• **Task goal**
Copy every line from the data below in which the string "this" can be found.

• **Provided records**
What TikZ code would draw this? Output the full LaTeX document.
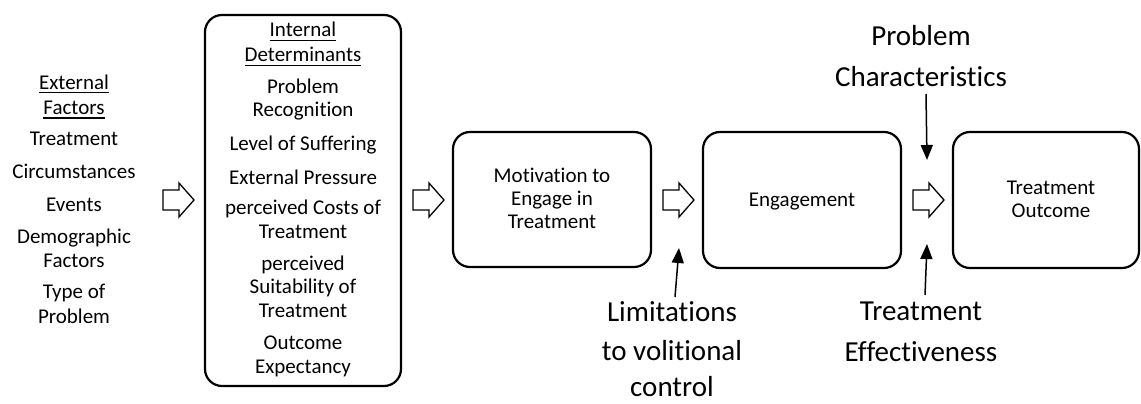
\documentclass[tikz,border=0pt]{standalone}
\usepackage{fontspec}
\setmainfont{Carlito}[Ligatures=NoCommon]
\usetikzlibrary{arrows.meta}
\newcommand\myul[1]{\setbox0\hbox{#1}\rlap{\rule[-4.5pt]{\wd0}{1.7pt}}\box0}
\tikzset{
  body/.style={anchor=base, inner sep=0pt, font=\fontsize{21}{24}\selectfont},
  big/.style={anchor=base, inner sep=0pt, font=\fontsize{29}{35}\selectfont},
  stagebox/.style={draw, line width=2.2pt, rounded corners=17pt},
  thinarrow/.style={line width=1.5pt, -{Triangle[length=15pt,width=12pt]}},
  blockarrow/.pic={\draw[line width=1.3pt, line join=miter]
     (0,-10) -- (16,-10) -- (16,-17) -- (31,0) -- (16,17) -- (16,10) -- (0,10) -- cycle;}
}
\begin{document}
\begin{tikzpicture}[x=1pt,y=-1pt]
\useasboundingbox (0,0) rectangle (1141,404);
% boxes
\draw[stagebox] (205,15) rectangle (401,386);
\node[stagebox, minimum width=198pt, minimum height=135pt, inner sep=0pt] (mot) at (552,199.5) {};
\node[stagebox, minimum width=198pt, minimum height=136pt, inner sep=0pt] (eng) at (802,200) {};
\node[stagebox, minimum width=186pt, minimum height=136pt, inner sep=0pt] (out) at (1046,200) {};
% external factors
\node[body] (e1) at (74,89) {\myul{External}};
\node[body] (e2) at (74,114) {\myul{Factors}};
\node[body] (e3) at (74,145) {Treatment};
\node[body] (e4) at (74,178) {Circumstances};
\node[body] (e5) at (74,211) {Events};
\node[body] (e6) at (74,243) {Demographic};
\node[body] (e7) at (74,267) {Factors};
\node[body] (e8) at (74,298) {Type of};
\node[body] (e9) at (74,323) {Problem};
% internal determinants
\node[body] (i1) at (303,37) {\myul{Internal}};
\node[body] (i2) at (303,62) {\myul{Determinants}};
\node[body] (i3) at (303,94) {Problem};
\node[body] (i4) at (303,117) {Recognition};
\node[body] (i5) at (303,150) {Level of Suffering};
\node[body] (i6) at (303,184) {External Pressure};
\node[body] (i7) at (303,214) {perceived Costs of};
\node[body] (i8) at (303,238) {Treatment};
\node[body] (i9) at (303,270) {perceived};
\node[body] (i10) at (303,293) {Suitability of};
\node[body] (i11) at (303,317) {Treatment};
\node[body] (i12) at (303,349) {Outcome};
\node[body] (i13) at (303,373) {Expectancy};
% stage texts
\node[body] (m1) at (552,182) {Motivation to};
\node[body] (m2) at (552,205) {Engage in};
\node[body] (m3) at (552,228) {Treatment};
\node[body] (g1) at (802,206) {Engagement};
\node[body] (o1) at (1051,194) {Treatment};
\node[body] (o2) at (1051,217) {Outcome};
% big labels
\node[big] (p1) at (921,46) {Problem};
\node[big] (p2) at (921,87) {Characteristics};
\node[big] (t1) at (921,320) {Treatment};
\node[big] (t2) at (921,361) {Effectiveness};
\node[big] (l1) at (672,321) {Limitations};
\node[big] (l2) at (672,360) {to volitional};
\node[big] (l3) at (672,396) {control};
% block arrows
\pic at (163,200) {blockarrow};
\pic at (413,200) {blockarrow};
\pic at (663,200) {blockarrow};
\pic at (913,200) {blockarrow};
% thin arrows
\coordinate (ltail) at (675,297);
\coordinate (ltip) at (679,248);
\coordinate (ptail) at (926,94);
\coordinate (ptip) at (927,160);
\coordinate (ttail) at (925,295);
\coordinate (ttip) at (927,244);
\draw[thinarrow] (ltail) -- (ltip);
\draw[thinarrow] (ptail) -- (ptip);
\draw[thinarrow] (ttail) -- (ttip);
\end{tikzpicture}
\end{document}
--
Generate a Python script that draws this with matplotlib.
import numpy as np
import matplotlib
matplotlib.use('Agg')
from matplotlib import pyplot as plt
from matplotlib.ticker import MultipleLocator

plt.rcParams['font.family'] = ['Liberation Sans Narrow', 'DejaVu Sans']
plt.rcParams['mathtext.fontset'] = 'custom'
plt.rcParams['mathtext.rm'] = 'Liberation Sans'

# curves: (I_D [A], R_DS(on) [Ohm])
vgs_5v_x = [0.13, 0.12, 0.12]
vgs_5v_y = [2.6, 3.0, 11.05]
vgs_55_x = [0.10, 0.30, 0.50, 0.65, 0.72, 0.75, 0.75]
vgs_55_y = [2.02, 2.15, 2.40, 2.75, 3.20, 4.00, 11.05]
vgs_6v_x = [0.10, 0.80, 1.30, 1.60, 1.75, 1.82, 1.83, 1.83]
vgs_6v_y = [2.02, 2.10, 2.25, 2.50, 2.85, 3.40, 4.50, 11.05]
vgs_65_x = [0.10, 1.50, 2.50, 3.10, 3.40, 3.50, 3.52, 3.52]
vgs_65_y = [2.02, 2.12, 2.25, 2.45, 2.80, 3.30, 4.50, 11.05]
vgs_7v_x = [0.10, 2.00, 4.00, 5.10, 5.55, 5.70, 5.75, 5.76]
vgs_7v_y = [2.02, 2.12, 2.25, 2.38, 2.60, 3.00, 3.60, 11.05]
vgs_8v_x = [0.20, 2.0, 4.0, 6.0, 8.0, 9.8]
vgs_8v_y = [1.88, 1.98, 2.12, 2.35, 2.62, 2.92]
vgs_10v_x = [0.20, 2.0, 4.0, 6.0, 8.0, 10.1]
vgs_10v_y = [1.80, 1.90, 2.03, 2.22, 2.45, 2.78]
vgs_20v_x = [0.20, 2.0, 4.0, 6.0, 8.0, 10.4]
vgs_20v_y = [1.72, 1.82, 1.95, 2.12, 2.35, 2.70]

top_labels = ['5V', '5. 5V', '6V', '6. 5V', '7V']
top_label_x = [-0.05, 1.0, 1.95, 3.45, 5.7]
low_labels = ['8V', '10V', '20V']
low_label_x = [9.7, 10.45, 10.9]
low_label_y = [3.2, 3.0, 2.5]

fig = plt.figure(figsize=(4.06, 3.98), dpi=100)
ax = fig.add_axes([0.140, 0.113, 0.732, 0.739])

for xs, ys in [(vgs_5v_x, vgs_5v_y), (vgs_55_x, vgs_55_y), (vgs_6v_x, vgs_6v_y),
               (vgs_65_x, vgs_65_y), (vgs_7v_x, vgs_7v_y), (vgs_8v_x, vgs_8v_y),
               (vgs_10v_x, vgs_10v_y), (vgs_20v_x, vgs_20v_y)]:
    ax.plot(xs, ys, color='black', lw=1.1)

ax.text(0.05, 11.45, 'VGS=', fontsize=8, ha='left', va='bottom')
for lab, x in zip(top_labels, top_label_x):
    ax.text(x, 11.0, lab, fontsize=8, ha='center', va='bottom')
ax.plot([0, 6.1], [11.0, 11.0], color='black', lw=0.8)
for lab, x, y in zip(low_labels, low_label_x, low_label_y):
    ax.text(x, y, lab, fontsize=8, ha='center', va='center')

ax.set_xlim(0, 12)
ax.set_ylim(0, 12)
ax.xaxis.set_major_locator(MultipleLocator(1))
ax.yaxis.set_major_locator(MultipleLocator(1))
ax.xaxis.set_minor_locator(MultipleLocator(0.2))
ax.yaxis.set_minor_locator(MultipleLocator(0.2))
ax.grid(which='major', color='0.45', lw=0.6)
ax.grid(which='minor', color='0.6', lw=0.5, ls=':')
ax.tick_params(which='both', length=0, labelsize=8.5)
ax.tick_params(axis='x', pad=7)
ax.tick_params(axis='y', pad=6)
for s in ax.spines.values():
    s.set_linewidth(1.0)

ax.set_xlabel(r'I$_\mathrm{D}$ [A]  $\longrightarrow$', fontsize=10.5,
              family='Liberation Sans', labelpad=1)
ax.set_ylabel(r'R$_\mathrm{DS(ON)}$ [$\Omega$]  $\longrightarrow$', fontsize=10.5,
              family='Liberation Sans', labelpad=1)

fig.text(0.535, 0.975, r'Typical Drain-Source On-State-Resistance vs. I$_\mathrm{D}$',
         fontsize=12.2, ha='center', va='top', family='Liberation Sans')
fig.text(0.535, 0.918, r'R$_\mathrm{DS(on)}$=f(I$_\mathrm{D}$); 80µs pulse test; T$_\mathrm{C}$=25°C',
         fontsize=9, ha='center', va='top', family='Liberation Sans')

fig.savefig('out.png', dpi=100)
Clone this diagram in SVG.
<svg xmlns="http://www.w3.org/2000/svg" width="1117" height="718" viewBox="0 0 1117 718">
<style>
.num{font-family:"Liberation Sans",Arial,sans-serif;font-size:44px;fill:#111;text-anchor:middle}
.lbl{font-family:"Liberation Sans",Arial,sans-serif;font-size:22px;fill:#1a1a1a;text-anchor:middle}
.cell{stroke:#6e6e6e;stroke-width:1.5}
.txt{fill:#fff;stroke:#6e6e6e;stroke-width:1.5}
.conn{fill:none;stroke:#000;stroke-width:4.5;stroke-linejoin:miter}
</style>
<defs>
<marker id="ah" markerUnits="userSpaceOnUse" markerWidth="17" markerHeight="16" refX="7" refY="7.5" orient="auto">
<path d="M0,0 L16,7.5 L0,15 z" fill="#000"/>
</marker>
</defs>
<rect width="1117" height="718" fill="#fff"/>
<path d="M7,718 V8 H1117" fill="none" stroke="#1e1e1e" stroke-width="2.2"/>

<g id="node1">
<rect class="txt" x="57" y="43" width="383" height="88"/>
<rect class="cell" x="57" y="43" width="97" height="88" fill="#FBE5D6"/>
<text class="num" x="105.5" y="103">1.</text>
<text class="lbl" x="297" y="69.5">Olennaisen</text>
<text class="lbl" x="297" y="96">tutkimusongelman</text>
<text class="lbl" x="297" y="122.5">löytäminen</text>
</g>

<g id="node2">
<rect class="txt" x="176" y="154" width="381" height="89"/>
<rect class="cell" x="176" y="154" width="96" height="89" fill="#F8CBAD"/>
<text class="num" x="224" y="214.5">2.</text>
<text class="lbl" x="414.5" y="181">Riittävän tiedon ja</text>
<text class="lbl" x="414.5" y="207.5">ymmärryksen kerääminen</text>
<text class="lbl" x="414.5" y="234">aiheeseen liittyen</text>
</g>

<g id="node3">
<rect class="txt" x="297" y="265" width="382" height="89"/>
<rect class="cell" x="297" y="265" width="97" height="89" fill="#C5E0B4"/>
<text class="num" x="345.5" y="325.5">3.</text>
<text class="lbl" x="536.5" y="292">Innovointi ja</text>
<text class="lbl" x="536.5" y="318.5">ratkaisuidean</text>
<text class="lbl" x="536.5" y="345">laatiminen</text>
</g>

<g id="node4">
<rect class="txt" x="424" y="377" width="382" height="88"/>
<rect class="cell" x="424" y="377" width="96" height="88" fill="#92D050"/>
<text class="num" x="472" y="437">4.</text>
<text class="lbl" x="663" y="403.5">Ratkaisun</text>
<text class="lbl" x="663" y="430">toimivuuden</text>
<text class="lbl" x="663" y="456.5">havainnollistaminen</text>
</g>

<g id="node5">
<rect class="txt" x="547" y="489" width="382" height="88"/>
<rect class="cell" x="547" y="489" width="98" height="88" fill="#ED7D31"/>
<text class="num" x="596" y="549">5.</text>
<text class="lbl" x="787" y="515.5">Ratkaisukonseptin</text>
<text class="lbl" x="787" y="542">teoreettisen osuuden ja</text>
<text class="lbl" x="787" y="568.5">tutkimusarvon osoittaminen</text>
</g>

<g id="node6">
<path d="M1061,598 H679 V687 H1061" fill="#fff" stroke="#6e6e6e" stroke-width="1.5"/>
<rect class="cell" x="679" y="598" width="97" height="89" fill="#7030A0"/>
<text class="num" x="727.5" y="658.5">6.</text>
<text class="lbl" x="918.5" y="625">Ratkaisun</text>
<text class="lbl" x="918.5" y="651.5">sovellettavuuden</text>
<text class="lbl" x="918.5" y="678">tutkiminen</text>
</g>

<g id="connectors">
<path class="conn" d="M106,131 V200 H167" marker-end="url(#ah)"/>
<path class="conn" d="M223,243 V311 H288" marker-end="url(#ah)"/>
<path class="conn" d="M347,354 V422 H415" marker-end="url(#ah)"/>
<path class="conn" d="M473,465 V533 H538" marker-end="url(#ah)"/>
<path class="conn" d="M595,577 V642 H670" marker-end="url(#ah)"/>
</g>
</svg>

• **Finished task**
What TikZ code would draw this? Output the full LaTeX document.
Generate a Python script that draws this with matplotlib.
Clone this diagram in SVG.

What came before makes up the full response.